» SET PROBLEM
Copy the data that follows exactly. Include no pictures.

(begin)

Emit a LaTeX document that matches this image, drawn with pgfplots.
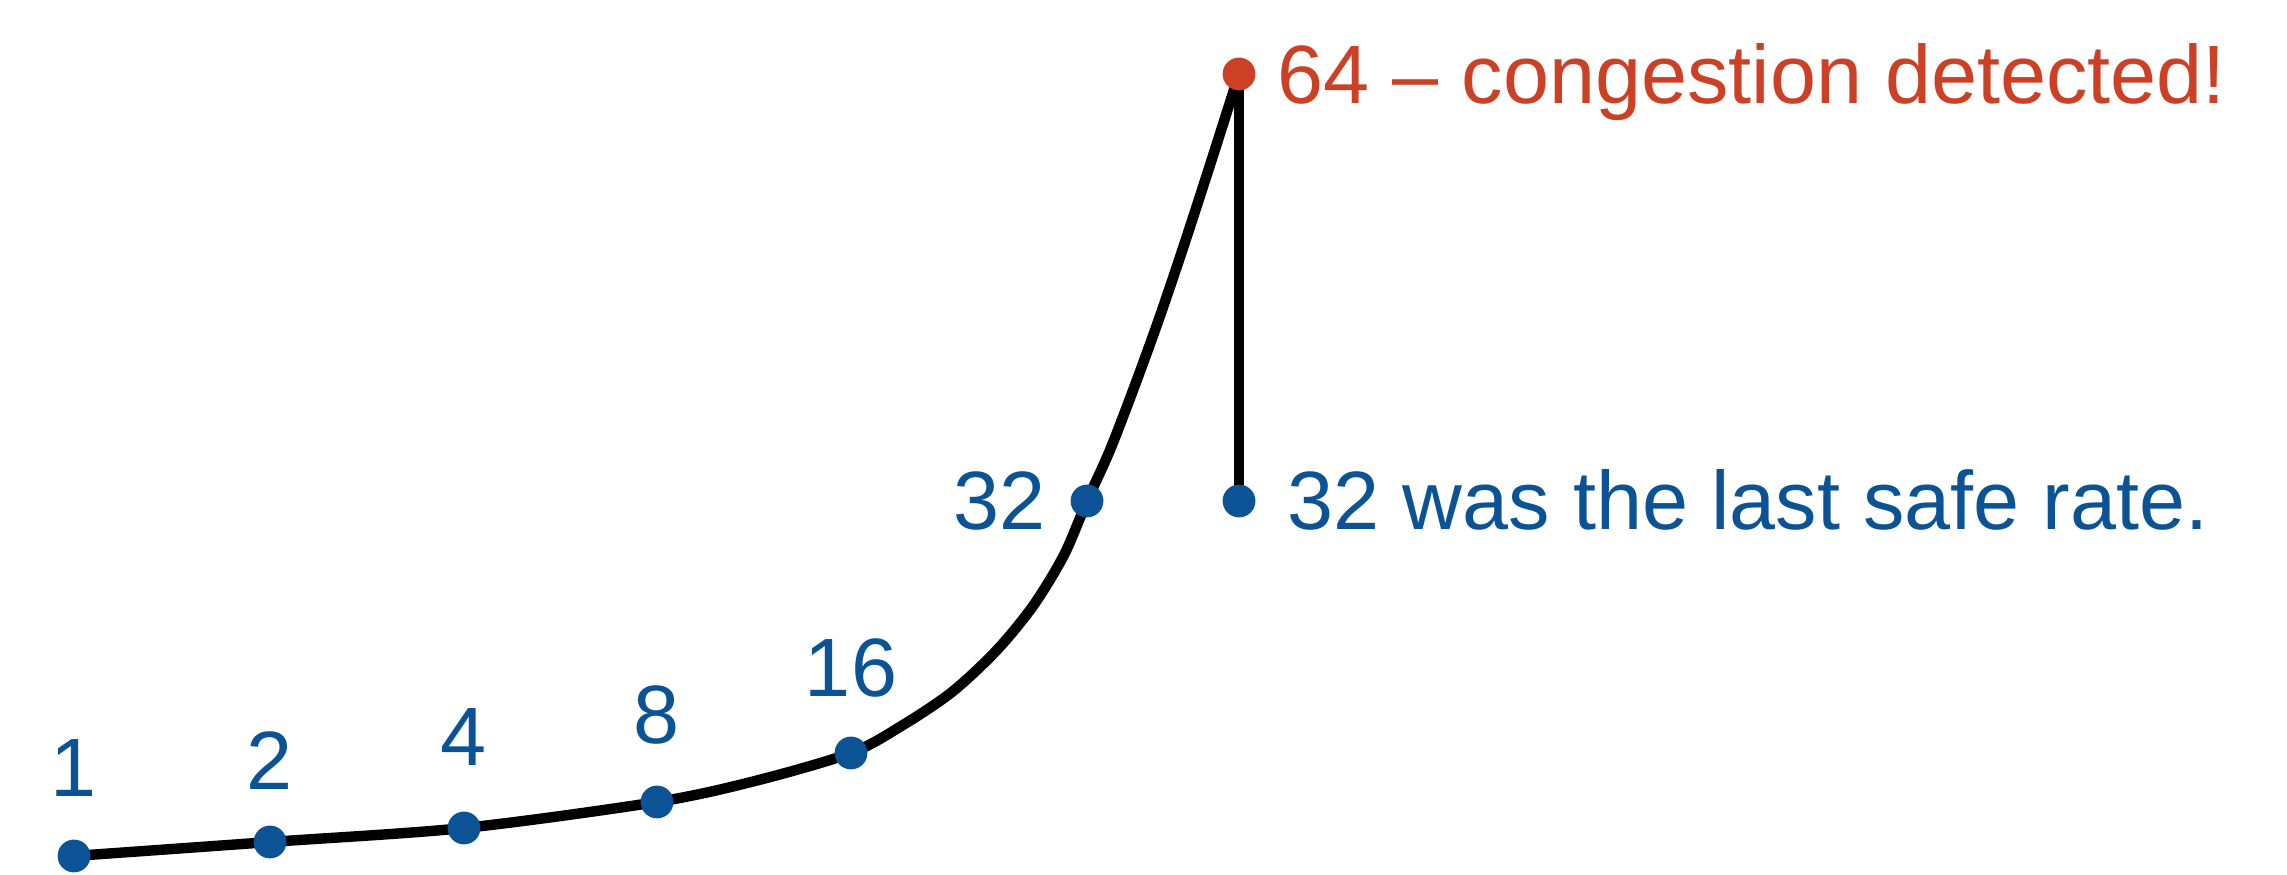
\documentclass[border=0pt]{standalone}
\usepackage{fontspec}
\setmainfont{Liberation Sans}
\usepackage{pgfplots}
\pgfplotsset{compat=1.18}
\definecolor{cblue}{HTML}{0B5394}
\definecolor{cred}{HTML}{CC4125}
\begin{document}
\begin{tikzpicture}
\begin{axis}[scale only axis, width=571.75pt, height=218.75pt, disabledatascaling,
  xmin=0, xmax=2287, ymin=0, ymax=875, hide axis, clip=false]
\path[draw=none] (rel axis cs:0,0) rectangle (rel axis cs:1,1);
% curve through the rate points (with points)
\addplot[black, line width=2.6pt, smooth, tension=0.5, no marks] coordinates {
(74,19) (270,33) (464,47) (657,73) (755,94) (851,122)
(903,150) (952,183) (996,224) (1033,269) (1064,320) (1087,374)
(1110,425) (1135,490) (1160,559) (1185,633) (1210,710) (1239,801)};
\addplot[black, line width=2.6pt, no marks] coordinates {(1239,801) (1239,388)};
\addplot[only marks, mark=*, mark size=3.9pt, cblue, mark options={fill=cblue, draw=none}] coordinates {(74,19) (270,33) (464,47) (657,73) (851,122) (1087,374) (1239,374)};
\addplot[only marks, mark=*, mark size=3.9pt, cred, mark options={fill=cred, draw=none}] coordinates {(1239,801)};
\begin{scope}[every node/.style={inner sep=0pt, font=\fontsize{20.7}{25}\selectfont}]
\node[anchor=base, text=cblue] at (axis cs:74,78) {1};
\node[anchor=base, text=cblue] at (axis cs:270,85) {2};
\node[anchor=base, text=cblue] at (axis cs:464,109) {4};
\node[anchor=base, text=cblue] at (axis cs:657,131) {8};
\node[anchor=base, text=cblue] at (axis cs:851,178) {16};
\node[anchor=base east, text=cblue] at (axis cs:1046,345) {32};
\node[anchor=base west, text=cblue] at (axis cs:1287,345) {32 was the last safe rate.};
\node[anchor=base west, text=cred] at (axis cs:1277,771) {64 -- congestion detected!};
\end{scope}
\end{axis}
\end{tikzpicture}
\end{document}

(end)

» ANSWER FOR THE TASK
Emit a LaTeX document that matches this image, drawn with pgfplots.
\documentclass[border=0pt]{standalone}
\usepackage{fontspec}
\setmainfont{Liberation Sans}
\usepackage{pgfplots}
\pgfplotsset{compat=1.18}
\definecolor{cblue}{HTML}{0B5394}
\definecolor{cred}{HTML}{CC4125}
\begin{document}
\begin{tikzpicture}
\begin{axis}[scale only axis, width=571.75pt, height=218.75pt, disabledatascaling,
  xmin=0, xmax=2287, ymin=0, ymax=875, hide axis, clip=false]
\path[draw=none] (rel axis cs:0,0) rectangle (rel axis cs:1,1);
% curve through the rate points (with points)
\addplot[black, line width=2.6pt, smooth, tension=0.5, no marks] coordinates {
(74,19) (270,33) (464,47) (657,73) (755,94) (851,122)
(903,150) (952,183) (996,224) (1033,269) (1064,320) (1087,374)
(1110,425) (1135,490) (1160,559) (1185,633) (1210,710) (1239,801)};
\addplot[black, line width=2.6pt, no marks] coordinates {(1239,801) (1239,388)};
\addplot[only marks, mark=*, mark size=3.9pt, cblue, mark options={fill=cblue, draw=none}] coordinates {(74,19) (270,33) (464,47) (657,73) (851,122) (1087,374) (1239,374)};
\addplot[only marks, mark=*, mark size=3.9pt, cred, mark options={fill=cred, draw=none}] coordinates {(1239,801)};
\begin{scope}[every node/.style={inner sep=0pt, font=\fontsize{20.7}{25}\selectfont}]
\node[anchor=base, text=cblue] at (axis cs:74,78) {1};
\node[anchor=base, text=cblue] at (axis cs:270,85) {2};
\node[anchor=base, text=cblue] at (axis cs:464,109) {4};
\node[anchor=base, text=cblue] at (axis cs:657,131) {8};
\node[anchor=base, text=cblue] at (axis cs:851,178) {16};
\node[anchor=base east, text=cblue] at (axis cs:1046,345) {32};
\node[anchor=base west, text=cblue] at (axis cs:1287,345) {32 was the last safe rate.};
\node[anchor=base west, text=cred] at (axis cs:1277,771) {64 -- congestion detected!};
\end{scope}
\end{axis}
\end{tikzpicture}
\end{document}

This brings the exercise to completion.